Dal Senato della Repubblica è arrivato il via libera definitivo alla Riforma della giustizia. Ecco cosa comporta e cosa potrebbe accadere ai rapporti con la politica.
È pronto ad un confronto con l’Associazione nazionale magistrati il Ministro della Giustizia Carlo Nordio. O, almeno, così ha affermato poco dopo che il Parlamento ha dato il via libera definitiva alla Riforma costituzionale della giustizia.
Tecnicamente si tratta di norme in materia di ordinamento giurisdizionale e di istituzione della Corte disciplinare. L’obiettivo è separare le carriere dei magistrati requirenti e giudicanti attraverso la modifica del Titolo IV della Costituzione. La Riforma ha ottenuto ieri il quarto e ultimo via libera parlamentare dal Senato con 112 voti a favore, 59 contrari e 9 astenuti.
“È una riforma – ha sottolineato Nordio – che ci allinea a tutte le democrazie occidentali e liberali, dove la funzione del pubblico ministero, cioè del pubblico accusatore, è separata da quella del giudice”. Dalla prima alla quarta lettura il Parlamento non ha apportato nessuna modifica rispetto al testo presentato in origine dal governo, che reca le firme della presidente del Consiglio Giorgia Meloni e del Ministro Nordio.
Il provvedimento prevede due distinti organi di autogoverno: il Consiglio superiore della magistratura giudicante (i giudici) e il Consiglio superiore della magistratura requirente (i pubblici ministeri). La presidenza di entrambi gli organi sarà attribuita al presidente della Repubblica. Saranno membri di diritto dei del Consiglio giudicante e del Consiglio requirente, rispettivamente, il primo presidente della Corte di Cassazione e il procuratore generale della Cassazione.
Gli altri componenti di ciascuno dei Consigli superiori saranno estratti a sorte. Per un terzo da un elenco di professori e avvocati compilato dal Parlamento in seduta comune e, per i restanti due terzi, rispettivamente, tra magistrati giudicanti e requirenti. Si prevede, inoltre, che i vicepresidenti di ciascuno degli organi siano eletti fra i componenti sorteggiati dall’elenco compilato dal Parlamento.
Altra novità sarà l’istituzione dell’Alta Corte disciplinare che sarà composta da quindici giudici. Tre nominati dal presidente della Repubblica; tre estratti a sorte da un elenco compilato dal Parlamento in seduta comune; sei estratti a sorte tra i magistrati giudicanti e tre estratti a sorte tra i requirenti entrambi in possesso di specifici requisiti. Saranno insomma profondamente ridisegnati gli equilibri interni della magistratura, qualora la Riforma venisse anche confermata da un probabile referendum.

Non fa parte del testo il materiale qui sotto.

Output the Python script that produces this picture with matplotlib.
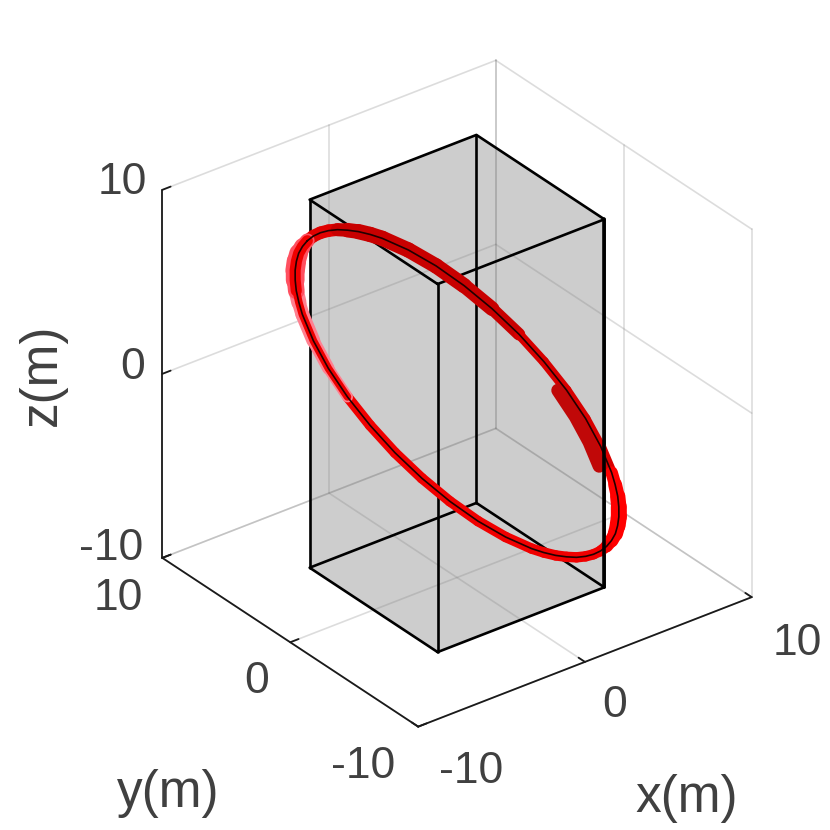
import matplotlib
matplotlib.use('Agg')
import matplotlib.pyplot as plt
from mpl_toolkits.mplot3d.art3d import Poly3DCollection

plt.rcParams['font.family'] = ['Liberation Sans', 'DejaVu Sans']

# ── 数据 ──────────────────────────────────────────────
ticks = [-10, 0, 10]
lim = 10

# 长方体范围
box_x = [-5, 5]
box_y = [-5, 5]
box_z = [-10, 10]

# 圆环轨迹
ring_x = [-3.35, -2.84, -2.30, -1.76, -1.19, -0.62, -0.04, 0.55, 1.12, 2.24, 3.29, 4.24, 5.06,
          5.73, 6.22, 6.53, 6.64, 6.54, 6.25, 6.03, 5.77, 5.46, 5.11, 4.72, 4.30, 3.84,
          3.35, 2.84, 2.30, 1.76, 1.19, 0.62, 0.04, -0.55, -1.12, -2.24, -3.29, -4.24, -5.06,
          -5.73, -6.22, -6.53, -6.64, -6.54, -6.25, -6.03, -5.77, -5.46, -5.11, -4.72, -4.30, -3.84, -3.35]
ring_y = [7.33, 7.53, 7.67, 7.76, 7.79, 7.75, 7.66, 7.50, 7.30, 6.72, 5.93, 4.97, 3.85,
          2.62, 1.31, -0.05, -1.40, -2.70, -3.94, -4.50, -5.04, -5.53, -5.99, -6.40, -6.77, -7.07,
          -7.33, -7.53, -7.67, -7.76, -7.79, -7.75, -7.66, -7.50, -7.30, -6.72, -5.93, -4.97, -3.85,
          -2.62, -1.31, 0.05, 1.40, 2.70, 3.94, 4.50, 5.04, 5.53, 5.99, 6.40, 6.77, 7.07, 7.33]
ring_z = [6.12, 6.10, 6.03, 5.91, 5.75, 5.54, 5.30, 5.01, 4.69, 3.93, 3.06, 2.09, 1.06,
          0.00, -1.06, -2.09, -3.06, -3.93, -4.69, -5.01, -5.30, -5.54, -5.75, -5.91, -6.03, -6.10,
          -6.12, -6.10, -6.03, -5.91, -5.75, -5.54, -5.30, -5.01, -4.69, -3.93, -3.06, -2.09, -1.06,
          0.00, 1.06, 2.09, 3.06, 3.93, 4.69, 5.01, 5.30, 5.54, 5.75, 5.91, 6.03, 6.10, 6.12]

# 右侧内圈的深红色带
band_x = [6.01, 6.11, 6.02, 5.75]
band_y = [-0.05, -1.29, -2.48, -3.62]
band_z = [-1.92, -2.82, -3.62, -4.31]

# 文字（x, y 为像素位置）
tick_labels = [
    ("10", 122, 183), ("0", 133, 367), ("-10", 111, 548),
    ("10", 118, 598), ("0", 257, 681), ("-10", 363, 766),
    ("-10", 471, 771), ("0", 615, 705), ("10", 797, 643),
]

# 圆环外层每段的线宽和颜色
outer_width = [9, 9, 9, 9, 9.5, 10.5, 11, 11, 11, 11, 11, 10.5, 9,
               7, 7, 7, 7, 7.5, 9, 10, 11, 11.5, 11.5, 11, 10, 9,
               8, 7.5, 7.5, 7.5, 7.5, 7.5, 7.5, 7.5, 7.5, 7.5, 7.5, 7.5, 7.5, 7.5, 7.5,
               8, 9, 10, 10, 11, 12, 13.5, 14, 13.5, 12, 10.5]
outer_color = (['#e00000'] * 4 + ['#c80000'] * 9 + ['#d80000'] * 5 + ['#ff0000'] * 8
               + ['#f00000'] * 15 + ['#ff8090'] * 5 + ['#ff5060'] * 6)

W = H = 830
fig = plt.figure(figsize=(8.3, 8.3), dpi=100)
ax = fig.add_axes([77 / W, 56.5 / H, 740 / W, 740 / H], projection='3d',
                  proj_type='ortho', computed_zorder=False)
ax.view_init(elev=30.4, azim=-127.5)
ax.set_xlim(-lim, lim, view_margin=0)
ax.set_ylim(-lim, lim, view_margin=0)
ax.set_zlim(-lim, lim, view_margin=0)
ax.set_box_aspect((1, 1, 1.015), zoom=0.96)
ax.set_axis_off()


def line3(xs, ys, zs, **kw):
    ax.plot(xs, ys, zs, solid_capstyle='round', solid_joinstyle='round', **kw)


# 灰色长方体（轮廓填充）
x0, x1 = box_x
y0, y1 = box_y
z0, z1 = box_z
sil = [(x0, y1, z1), (x1, y1, z1), (x1, y0, z1), (x1, y0, z0), (x0, y0, z0), (x0, y1, z0)]
ax.add_collection3d(Poly3DCollection([sil], facecolor='#cdcdcd', edgecolor='none', zorder=1))

# 网格
grid_kw = dict(color='#808080', alpha=0.27, lw=1.2, zorder=2)
for t in ticks:
    line3([t, t], [lim, lim], [-lim, lim], **grid_kw)
    line3([lim, lim], [t, t], [-lim, lim], **grid_kw)
    line3([-lim, lim], [lim, lim], [t, t], **grid_kw)
    line3([lim, lim], [-lim, lim], [t, t], **grid_kw)
    line3([t, t], [-lim, lim], [-lim, -lim], **grid_kw)
    line3([-lim, lim], [t, t], [-lim, -lim], **grid_kw)

# 坐标轴
axis_kw = dict(color='#1a1a1a', lw=1.3, zorder=3)
line3([-lim, lim], [-lim, -lim], [-lim, -lim], **axis_kw)
line3([-lim, -lim], [-lim, lim], [-lim, -lim], **axis_kw)
line3([-lim, -lim], [lim, lim], [-lim, lim], **axis_kw)
tk = 0.5
for t in ticks:
    line3([t, t], [-lim, -lim + tk], [-lim, -lim], **axis_kw)
    line3([-lim, -lim + tk], [t, t], [-lim, -lim], **axis_kw)
    line3([-lim, -lim + tk], [lim, lim], [t, t], **axis_kw)

# 长方体边线
edge_kw = dict(color='black', lw=1.9, zorder=4)
for a, b in [(x0, y0), (x1, y0), (x1, y1), (x0, y1)]:
    line3([a, a], [b, b], [z0, z1], **edge_kw)
for z in (z0, z1):
    line3([x0, x1, x1, x0, x0], [y0, y0, y1, y1, y0], [z, z, z, z, z], **edge_kw)

# 圆环外层，逐段画，线宽才能渐变
for i, (w, c) in enumerate(zip(outer_width, outer_color)):
    line3(ring_x[i:i + 2], ring_y[i:i + 2], ring_z[i:i + 2], color=c, lw=w, zorder=5)
line3(band_x, band_y, band_z, color='#c00808', lw=9.5, zorder=5)

# 左侧亮红内层
line3(ring_x[41:53], ring_y[41:53], ring_z[41:53], color='#ee0000', lw=5.5, zorder=5)
line3(ring_x[46:53], ring_y[46:53], ring_z[46:53], color='#f00000', lw=8.0, zorder=5)

line3(ring_x, ring_y, ring_z, color='#200000', lw=1.2, zorder=6)

# 最右侧竖线压在圆环上面
line3([x1, x1], [y0, y0], [z0, z1], color='black', lw=2.6, zorder=7)

for s, px, py in tick_labels:
    fig.text(px / W, 1 - py / H, s, fontsize=32, color='#404040', ha='center', va='center')
fig.text(168 / W, 1 - 793 / H, 'y(m)', fontsize=37, color='#404040', ha='center', va='center')
fig.text(687 / W, 1 - 798 / H, 'x(m)', fontsize=37, color='#404040', ha='center', va='center')
fig.text(42 / W, 1 - 375 / H, 'z(m)', fontsize=37, color='#404040', ha='center', va='center', rotation=90)

fig.savefig('out.png', dpi=100)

Una delle questioni centrali sarà: chi controllerà chi? Il “vecchio” Consiglio superiore della magistratura aveva una visione univoca dettata anche dall’articolo 104 della Costituzione. Altro nodo importante quello del sorteggio per l’Alta corte disciplinare. Lo scopo è garantire indipendenza massima dal potere politico e dalle varie correnti interne. Alcuni costituzionalisti, però, hanno già avvertito che il meccanismo potrebbe celare un controllo sottile. Ciò in quanto i criteri di eleggibilità e di nomina sono stati spostati a monte partendo dalla base.
La necessità di ristabilire la fiducia dei cittadini nell’imparzialità della magistratura sarà quindi colmata dalla separazione delle carriere. Basterà tutto ciò a modernizzare il sistema giustizia o se ne altererà la struttura portante esponendo il tutto ad influenze esterne?